Networking volume: the core of the playbook
Target students can get away with a modest networking effort because the pipeline does part of the work. You cannot. Expect to send far more cold emails than feels reasonable, and expect most of them to go unanswered. That is not a sign you are failing; it is the base rate of cold outreach. The people who break in treat outreach like a sales funnel: consistent weekly volume, a tracking spreadsheet, and polite follow-ups rather than one-and-done emails.
Prioritize any warm connection first, however thin: alumni from your school in any finance role, people from your hometown, fraternity or club connections, friends of friends. A shared thread multiplies reply rates. After that, go cold on analysts and associates at firms you are targeting; junior people are generally more responsive than managing directors and are the ones who remember what recruiting felt like.
Every call should end with a soft ask for one more name: someone else on the team or at a peer firm they would suggest you speak with.
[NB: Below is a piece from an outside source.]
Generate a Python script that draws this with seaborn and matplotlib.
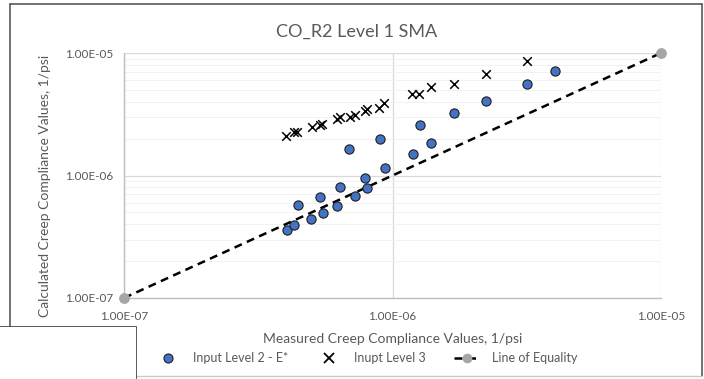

That is how a single reply becomes a chain. Keep notes on every conversation, because the person you spoke with in the fall may be the one who flags your application in the spring. A simple contact tracker, like the one in the WACC Buddy career kit, keeps this from becoming chaos.
- Set a fixed weekly outreach quota and hit it every week, even during exams
- Warm connections first, then cold outreach to analysts and associates
- End every call by asking for one additional introduction
- Follow up once or twice on non-replies; silence is normal, not rejection
- Track every contact, date, and takeaway in a spreadsheet or tracker
Boutiques first: the stepping-stone strategy
The single biggest strategic unlock for non-target candidates is sequencing. Large banks screen hardest and have the most competition per seat. Small and regional boutiques, local M&A shops, valuation firms, and lower-middle-market advisors screen more on hustle and demonstrated interest, and many recruit off-cycle when they have a need rather than on a rigid calendar.
A sophomore internship at a no-name local boutique changes your entire profile. You go from a student asking for a chance to a candidate with deal exposure who can talk about a live transaction. That experience is often what converts a junior-year application at a larger bank from a coin flip into an interview. Freshman and sophomore year, take almost any relevant seat: boutique IB, private wealth management, corporate finance, a search fund, a student-run fund. Each one makes the next email easier to send and the next resume easier to pass.
Do not treat boutiques as merely a stepping stone in conversations, though. Some of the strongest analyst experiences and tightest teams are at boutiques, and interviewers can smell a candidate who views their firm as a consolation prize.
Proof of skill: make the resume undeniable
Networking gets your resume read; the resume itself has to survive the read. Non-target candidates get less benefit of the doubt, so remove the doubt. Keep your GPA as high as you can, because it is one of the few standardized signals a screener has for an unfamiliar school. Join or start the finance club and take a leadership role. If your school has a student investment fund, join it and be able to defend a pitch you actually made.
Beyond the resume lines, build interview-ready knowledge early. Non-target candidates often get fewer interviews, which means each one carries more weight and there is less room to fumble a basic accounting or valuation question. Drill the technicals until walking through a DCF or linking the three statements is automatic. That is exactly the gap WACC Buddy is built to close: spaced-repetition flashcards on the questions banks actually ask, so your scarce interviews are not wasted on preventable misses.
The timeline reality
Because internship recruiting at many banks begins earlier than most students expect, non-target candidates need to start earlier still; you are building relationships that target students inherit. A reasonable pattern: freshman year, grades and clubs plus a first taste of outreach; sophomore year, heavy networking, a boutique or adjacent internship, and technical prep; junior-year cycle, convert the network into referrals and interviews. Timelines shift year to year and bank to bank, so verify current process dates directly with each firm rather than trusting any article, including this one.
If the junior-year cycle does not work out, the path is not closed. Off-cycle internships, full-time recruiting, lateral hiring from adjacent roles like Big 4 valuation or corporate banking, and a targeted graduate degree are all well-trodden second routes. Slower is not the same as never.
What not to do
A few failure modes account for most wasted non-target effort. Avoid these and you are ahead of the majority of your competition.
- Do not rely on online portals alone; an application without an advocate is a lottery ticket
- Do not mass-send template emails with the wrong firm name; one lazy email can burn a contact
- Do not ask for a job or referral in the first email; ask for a short conversation
- Do not neglect technicals because networking feels more productive; you need both
- Do not fake enthusiasm for a firm you know nothing about; prepare two or three specific reasons
FAQ
Can you really get into investment banking from a non-target school?+
Yes. Every cycle, banks hire analysts from non-target schools. The path relies on high-volume networking, referrals, stepping-stone internships at boutiques, and strong technical preparation rather than on-campus pipelines. It is harder and starts earlier, but it is a well-documented route.
How many networking emails should a non-target student send?+
There is no magic number, but plan for sustained weekly outreach over months, not a one-time burst. Most cold emails go unanswered, which is normal. Consistency, polite follow-ups, and asking every contact for one more introduction matter more than any single email.
Should non-target students apply to boutiques or bulge brackets first?+
Generally boutiques first. Smaller and regional firms screen more on hustle than pedigree and often hire off-cycle. An early boutique internship gives you deal experience that makes later applications to larger banks far more competitive.
Does GPA matter more for non-target candidates?+
It tends to, because a screener unfamiliar with your school leans on standardized signals. A strong GPA will not open doors by itself, but a weak one gives a busy screener an easy reason to pass. Protect it, and pair it with internships and demonstrable technical skill.